Western observers who remember the violent crackdown on pro-democracy demonstrators in Tiananmen Square 30 years ago have been puzzled by Beijing’s forbearance [in Hong Kong]. Some have attributed Beijing’s restraint to a fear of Western condemnation if China uses force. Others have pointed to Beijing’s concern that a crackdown would damage Hong Kong’s role as a financial center for China, notes , Class of 1919 Professor of Political Science at Columbia University.

National Endowment for Democracy

But according to two Chinese scholars with connections to regime insiders and who requested anonymity to discuss the thinking of Beijing policymakers, China’s response has been rooted not in anxiety but in confidence, he writes for Foreign Affairs:

Beijing is convinced that Hong Kong’s elites and a substantial part of the public do not support the demonstrators and that what truly ails the territory are economic problems rather than political ones—in particular, a combination of stagnant incomes and rising rents. Beijing also believes that, despite the appearance of disorder, its grip on Hong Kong society remains firm. The Chinese Communist Party has long cultivated the territory’s business elites (the so-called tycoons) by offering them favorable economic access to the mainland. The party also maintains a long-standing loyal cadre of underground members in the territory. And China has forged ties with the Hong Kong labor movement and some sections of its criminal underground.

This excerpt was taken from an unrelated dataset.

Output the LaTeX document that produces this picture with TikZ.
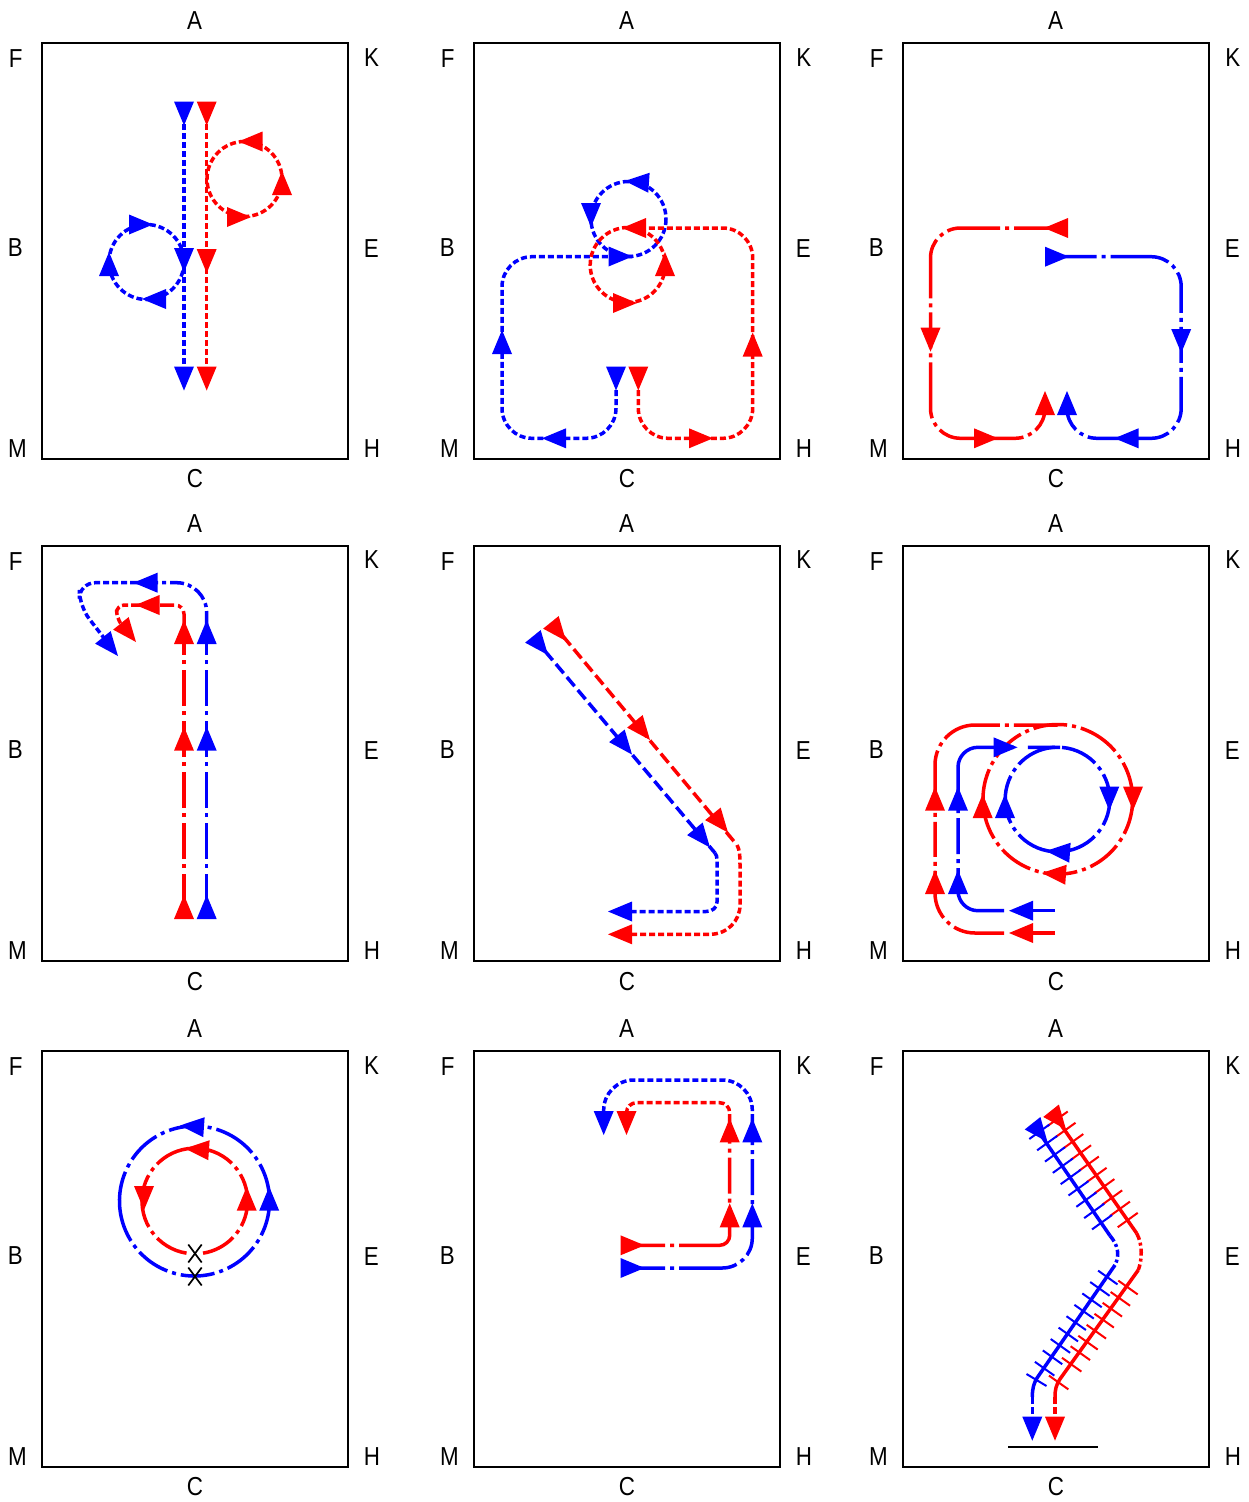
\documentclass[tikz,border=0pt]{standalone}
\usepackage{fontspec}
\setmainfont[FakeStretch=0.86]{Liberation Sans}
\newcommand{\panelframe}[3]{%
  \draw[frameline] (#2,#3) rectangle ++(306.3,415.4);
  \node[lab] (#1A) at (#2+152.5,#3-22.6) {A};
  \node[lab] (#1C) at (#2+153,#3+435.7) {C};
  \node[lab] (#1F) at (#2-26.3,#3+15.4) {F};
  \node[lab] (#1K) at (#2+329.7,#3+14) {K};
  \node[lab] (#1B) at (#2-26.7,#3+204) {B};
  \node[lab] (#1E) at (#2+329.3,#3+205) {E};
  \node[lab] (#1M) at (#2-24.5,#3+405) {M};
  \node[lab] (#1H) at (#2+330,#3+405) {H};
}
\newcommand{\tipat}[4]{\fill[#1,shift={(#2,#3)},rotate=#4] (0,0) -- (-24,10) -- (-24,-10) -- cycle;}
\tikzset{
  frameline/.style={draw=black,line width=2pt},
  lab/.style={inner sep=0pt,font=\fontsize{26}{26}\selectfont,text=black},
  dots/.style={line width=3.5pt,dash pattern=on 6pt off 3pt},
  dashy/.style={line width=3.5pt,dash pattern=on 12pt off 5pt},
  chainline/.style={line width=3.5pt,dash pattern=on 36pt off 5.5pt on 4pt off 5.5pt},
  shortchain/.style={line width=3.5pt,dash pattern=on 14pt off 4pt on 4pt off 4pt},
  full/.style={line width=3.5pt},
  fine/.style={line width=3.5pt,dash pattern=on 7pt off 3pt on 3pt off 3pt},
  finer/.style={line width=3.5pt,dash pattern=on 7pt off 3pt},
  bigring/.style={line width=3.5pt,dash pattern=on 34pt off 5pt on 4pt off 5pt on 74pt off 5pt on 4pt off 5pt on 34pt off 5pt on 4pt off 5pt on 34pt off 5pt on 4pt off 5pt on 34pt off 5pt on 4pt off 5pt on 72pt off 5pt on 4pt off 5pt on 34pt off 5pt on 4pt off 5pt on 34pt off 5pt on 4pt off 5pt},
  hatch/.style={line width=2pt},
  crossmark/.style={line width=1.7pt,draw=black},
  bl/.style={draw=blue},
  rd/.style={draw=red},
}
\begin{document}
\begin{tikzpicture}[x=1pt,y=-1pt]
\useasboundingbox (0,0) rectangle (1249,1502);
\fill[white] (0,0) rectangle (1249,1502);
\panelframe{a}{42}{43.3}
\panelframe{b}{474}{43.3}
\panelframe{c}{903}{43.3}
\panelframe{d}{42}{545.7}
\panelframe{e}{474}{545.7}
\panelframe{f}{903}{545.7}
\panelframe{g}{42}{1051.3}
\panelframe{h}{474}{1051.3}
\panelframe{i}{903}{1051.3}

% ---- panel a
\draw[dots,bl] (184,124) -- (184,366);
\draw[dots,rd] (206.7,124) -- (206.7,366);
\draw[dots,bl] (146.5,262) circle[radius=37.5];
\draw[dots,rd] (244.5,179) circle[radius=37.5];
\tipat{blue}{184}{125.5}{-90}\tipat{blue}{184}{272}{-90}\tipat{blue}{184}{390.5}{-90}
\tipat{red}{206.7}{125.5}{-90}\tipat{red}{206.7}{273}{-90}\tipat{red}{206.7}{390.5}{-90}
\tipat{blue}{153}{224.5}{0}\tipat{blue}{142}{299}{180}\tipat{blue}{109}{252}{90}
\tipat{red}{238.5}{141.5}{180}\tipat{red}{251}{217}{0}\tipat{red}{282}{171}{90}

% ---- panel b
\draw[dots,bl,rounded corners=30pt] (616,390) -- (616,438.3) -- (502,438.3) -- (502,256.7) -- (632,256.7);
\draw[dots,bl] (628.5,219) circle[radius=37.5];
\draw[dots,rd,rounded corners=30pt] (638.3,390) -- (638.3,438.3) -- (752.7,438.3) -- (752.7,228) -- (640,228);
\draw[dots,rd] (627.7,265) circle[radius=37.5];
\tipat{blue}{616}{390.5}{-90}\tipat{red}{638.3}{390.5}{-90}
\tipat{blue}{542}{438.3}{180}\tipat{red}{713}{438.3}{0}
\tipat{blue}{502}{330}{90}\tipat{red}{752.7}{332.5}{90}
\tipat{blue}{632.5}{256.5}{0}\tipat{red}{622}{228}{180}
\tipat{blue}{625}{181}{176}\tipat{blue}{591}{227}{-90}
\tipat{red}{665}{252}{90}\tipat{red}{637}{303}{0}

% ---- panel c
\draw[full,rd,dash pattern=on 52pt off 5pt on 4pt off 5pt on 53pt off 5pt on 4pt off 5pt on 60pt off 5pt on 4pt off 5pt on 36pt off 5pt on 4pt off 5pt on 56pt off 5pt on 4pt off 5pt on 86pt off 5pt on 4pt off 5pt on 90pt off 5pt,rounded corners=30pt] (1066,228) -- (930.5,228) -- (930.5,438.3) -- (1045,438.3) -- (1045,395);
\draw[full,bl,dash pattern=on 50.5pt off 5pt on 4pt off 5pt on 59pt off 5pt on 4pt off 5pt on 41pt off 5pt on 4pt off 5pt on 36pt off 5pt on 4pt off 5pt on 46pt off 5pt on 4pt off 5pt on 82pt off 5pt on 4pt off 5pt on 90pt off 5pt,rounded corners=30pt] (1046,256.7) -- (1181.2,256.7) -- (1181.2,438.3) -- (1067,438.3) -- (1067,395);
\tipat{red}{1044}{228}{180}\tipat{red}{930.5}{351.7}{-90}\tipat{red}{998}{438.3}{0}\tipat{red}{1045}{391}{90}
\tipat{blue}{1069}{256.7}{0}\tipat{blue}{1181.2}{353}{-90}\tipat{blue}{1114.5}{438.3}{180}\tipat{blue}{1067}{391}{90}

% ---- panel d
\draw[chainline,rd,dash phase=44pt] (184,916.7) -- (184,625);
\draw[chainline,bl,dash phase=44pt] (206.7,916.7) -- (206.7,625);
\draw[shortchain,rd,rounded corners=9pt] (184,625) -- (184,605) -- (137,605);
\draw[shortchain,bl,rounded corners=30pt] (206.7,625) -- (206.7,582.7) -- (136,582.7);
\draw[dots,rd,rounded corners=8pt] (137,605) -- (116.5,605) -- (116.5,618) -- (121,624);
\draw[dots,bl,rounded corners=16pt] (136,582.7) -- (79.3,582.7) -- (79.3,606) -- (104,638);
\tipat{red}{184}{895}{90}\tipat{red}{184}{726.7}{90}\tipat{red}{184}{620}{90}
\tipat{blue}{206.7}{895}{90}\tipat{blue}{206.7}{726.7}{90}\tipat{blue}{206.7}{620}{90}
\tipat{red}{135.5}{605}{180}\tipat{blue}{133.5}{582.7}{180}
\tipat{red}{136}{642}{-51}\tipat{blue}{118}{656}{-51}

% ---- panel e
\draw[dashy,rd] (552,623) -- (737,845);
\draw[dashy,bl] (534,638) -- (715,853);
\draw[dots,rd] (737,845) .. controls (739.5,849) and (740,856) .. (740,865) -- (740,905) .. controls (740,921) and (727,934.3) .. (710,934.3) -- (632,934.3);
\draw[dots,bl] (715,853) .. controls (716.5,855) and (717,857) .. (717,860) -- (717,902) .. controls (717,908) and (712,911.5) .. (706,911.5) -- (632,911.5);
\tipat{red}{566}{641}{-51}\tipat{red}{650}{740}{-51}\tipat{red}{728}{832.5}{-51}
\tipat{blue}{548}{655}{-51}\tipat{blue}{632}{754.5}{-51}\tipat{blue}{710}{847.5}{-51}
\tipat{red}{608}{934.3}{180}\tipat{blue}{608}{911.5}{180}

% ---- panel f
\draw[full,bl] (1055,910.7) -- (1030,910.7);
\draw[full,rd] (1055,933) -- (1030,933);
\draw[full,bl,dash pattern=on 80pt off 5pt on 4pt off 5pt on 36pt off 5pt on 4pt off 5pt on 104pt off 14pt on 50pt off 5pt,rounded corners=20pt] (1004,910.7) -- (958,910.7) -- (958,747.3) -- (1060,747.3);
\draw[full,rd,dash pattern=on 51pt off 5pt on 4pt off 5pt on 49pt off 5pt on 4pt off 5pt on 35pt off 5pt on 4pt off 5pt on 57.5pt off 5pt on 4pt off 5pt on 59pt off 5pt on 4pt off 5pt on 60pt off 5pt,rounded corners=40pt] (1004,933) -- (935,933) -- (935,725) -- (1057.5,725);
\draw[full,bl,dash pattern=on 37.3pt off 5pt on 4pt off 5pt on 53pt off 5pt on 4pt off 5pt on 85pt off 5pt on 4pt off 5pt on 49pt off 5pt on 4pt off 5pt on 41pt off 8pt] (1057.5,799.5) ++(-85:52.3) arc[start angle=-85,delta angle=355,radius=52.3];
\draw[bigring,rd] (1057.8,799.3) ++(-66:74.8) arc[start angle=-66,delta angle=360,radius=74.8];
\tipat{blue}{1009}{910.7}{180}\tipat{red}{1009}{933}{180}
\tipat{blue}{958}{870}{90}\tipat{red}{935}{870}{90}
\tipat{blue}{958}{786.7}{90}\tipat{red}{935}{786.7}{90}
\tipat{blue}{1017.5}{747.3}{0}
\tipat{blue}{1109.3}{810.5}{-90}\tipat{red}{1133}{810.5}{-90}
\tipat{blue}{1046}{851}{176}\tipat{red}{1042}{873}{176}
\tipat{blue}{1005}{794}{90}\tipat{red}{982.7}{794}{90}

% ---- panel g
\draw[bigring,bl] (194.5,1201) ++(-66:75) arc[start angle=-66,delta angle=360,radius=75];
\draw[full,rd,dash pattern=on 33.5pt off 5pt on 4pt off 5pt on 54pt off 5pt on 4pt off 5pt on 83pt off 5pt on 4pt off 5pt on 54pt off 5pt on 4pt off 5pt on 40pt off 5pt] (194.8,1201) ++(99:52.8) arc[start angle=99,delta angle=342,radius=52.8];
\tipat{blue}{180}{1125.5}{176}\tipat{blue}{269.2}{1186.7}{90}
\tipat{red}{185}{1148.5}{176}\tipat{red}{246.7}{1186.7}{90}\tipat{red}{144}{1210}{-90}
\coordinate (gx1) at (195,1253.5);
\coordinate (gx2) at (195,1276.5);
\draw[crossmark] ([shift={(-6.7,-9)}]gx1) -- ([shift={(6.7,9)}]gx1) ([shift={(6.7,-9)}]gx1) -- ([shift={(-6.7,9)}]gx1);
\draw[crossmark] ([shift={(-6.7,-9)}]gx2) -- ([shift={(6.7,9)}]gx2) ([shift={(6.7,-9)}]gx2) -- ([shift={(-6.7,9)}]gx2);

% ---- panel h
\draw[full,rd,dash pattern=on 43.2pt off 5pt on 4pt off 5pt on 83.7pt off 5pt on 4pt off 5pt on 36pt off 5pt on 4pt off 5pt on 50pt off 5pt,rounded corners=10pt] (622,1245.3) -- (729.7,1245.3) -- (729.7,1120);
\draw[full,bl,dash pattern=on 43.2pt off 5pt on 4pt off 5pt on 58pt off 5pt on 4pt off 5pt on 47pt off 5pt on 4pt off 5pt on 36pt off 5pt on 4pt off 5pt on 50pt off 5pt,rounded corners=30pt] (622,1268) -- (752.3,1268) -- (752.3,1120);
\draw[dots,rd,rounded corners=10pt] (729.7,1120) -- (729.7,1102.7) -- (626.5,1102.7) -- (626.5,1113);
\draw[dots,bl,rounded corners=30pt] (752.3,1120) -- (752.3,1080) -- (603.7,1080) -- (603.7,1113);
\tipat{red}{644.5}{1245.3}{0}\tipat{blue}{644.5}{1268}{0}
\tipat{red}{729.7}{1203.3}{90}\tipat{blue}{752.3}{1203.3}{90}
\tipat{red}{729.7}{1118.3}{90}\tipat{blue}{752.3}{1118.3}{90}
\tipat{red}{626.5}{1135}{-90}\tipat{blue}{603.7}{1135}{-90}

% ---- panel i
\draw[full,rd] (1052,1112) -- (1136.7,1233.3);
\draw[fine,rd] (1136.7,1233.3) .. controls (1143,1245) and (1142,1260) .. (1138.3,1270);
\draw[full,rd] (1138.3,1270) -- (1060,1379) .. controls (1056,1385) and (1055,1390) .. (1055,1397);
\draw[finer,rd] (1055,1397) -- (1055,1417);
\foreach \i in {0,...,9}{\draw[hatch,rd] ({1057.7+\i*7.78-10},{1118.7+\i*11.26+7.2}) -- ({1057.7+\i*7.78+10},{1118.7+\i*11.26-7.2});}
\foreach \cx/\cy in {504/592.5,481/626.5,457/659,432.5/692,409/725,384/758,361/789.5,335/824,296/877.5}{\draw[hatch,rd] ({960+\cx/3-9.7},{1090+\cy/3-6.9}) -- ({960+\cx/3+9.7},{1090+\cy/3+6.9});}
\draw[full,bl] (1034,1125) -- (1110,1235.7);
\draw[fine,bl] (1110,1235.7) .. controls (1118,1245) and (1120,1255) .. (1115,1265);
\draw[full,bl] (1115,1265) -- (1037,1378) .. controls (1034,1383) and (1032.3,1388) .. (1032.3,1397);
\draw[finer,bl] (1032.3,1397) -- (1032.3,1417);
\foreach \i in {0,...,8}{\draw[hatch,bl] ({1039.3+\i*7.84-10},{1131.8+\i*11.3+7.2}) -- ({1039.3+\i*7.84+10},{1131.8+\i*11.3-7.2});}
\foreach \i in {0,...,8}{\draw[hatch,bl] ({1107.8-\i*7.9-9.7},{1277.5+\i*11.4-6.9}) -- ({1107.8-\i*7.9+9.7},{1277.5+\i*11.4+6.9});}
\draw[hatch,bl] (1026.5,1374) -- (1046.5,1386);
\tipat{red}{1066}{1129.5}{-51.5}\tipat{blue}{1047.5}{1142}{-51.5}
\tipat{red}{1055}{1440.7}{-90}\tipat{blue}{1032.3}{1440.7}{-90}
\coordinate (iba) at (1008.3,1446.7);
\coordinate (ibb) at (1098.3,1446.7);
\draw[frameline] (iba) -- (ibb);
\end{tikzpicture}
\end{document}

Finally, Beijing believes that many ordinary citizens are fearful of change and tired of the disruption caused by the demonstrations.

Beijing therefore thinks that its local allies will stand firm and that the demonstrations will gradually lose public support and eventually die out, says Nathan, co-editor of The Tiananmen Papers and a former National Endowment for Democracy board member.

Yet the behaviour of western governments since the Hong Kong crisis blew up has been servile, argues analyst Simon Tisdall. What this spineless dereliction implies for other, similar pro-democracy movements opposed to authoritarian regimes, such as those in Egypt and Russia, or for China’s persecuted Uighur and Hui Muslim minorities, is gravely dismaying, he writes for The Guardian. In Washington, London and other capitals, it’s plain that money and power speak louder than democratic ideals, broken umbrellas and bloodied heads.

Hong Kong’s pro-democracy movement has struck an emotional chord in Taiwan, adds Brendon Hong. Younger people on the island see traces of the Sunflower Student Movement that took place in 2014, as was pointed out by Audrey Tang, who was involved in those days and is now Taiwan’s digital minister and, in her words, the “world’s first anarchist minister,” he writes for The Daily Beast:

That spring, students in Taipei occupied the Legislative and Executive Yuans. As for the older generation, police brutality and the lack of accountability in Hong Kong remind them of Taiwan’s martial law period that lasted for 38 years until 1987, when democratization took root to eventually lead to a democratic presidential election in 1996. Hongkongers and Taiwanese also share an affinity in their struggle for maintaining their identities, ones that are distinct from the homogeneous national character sculpted by the CCP.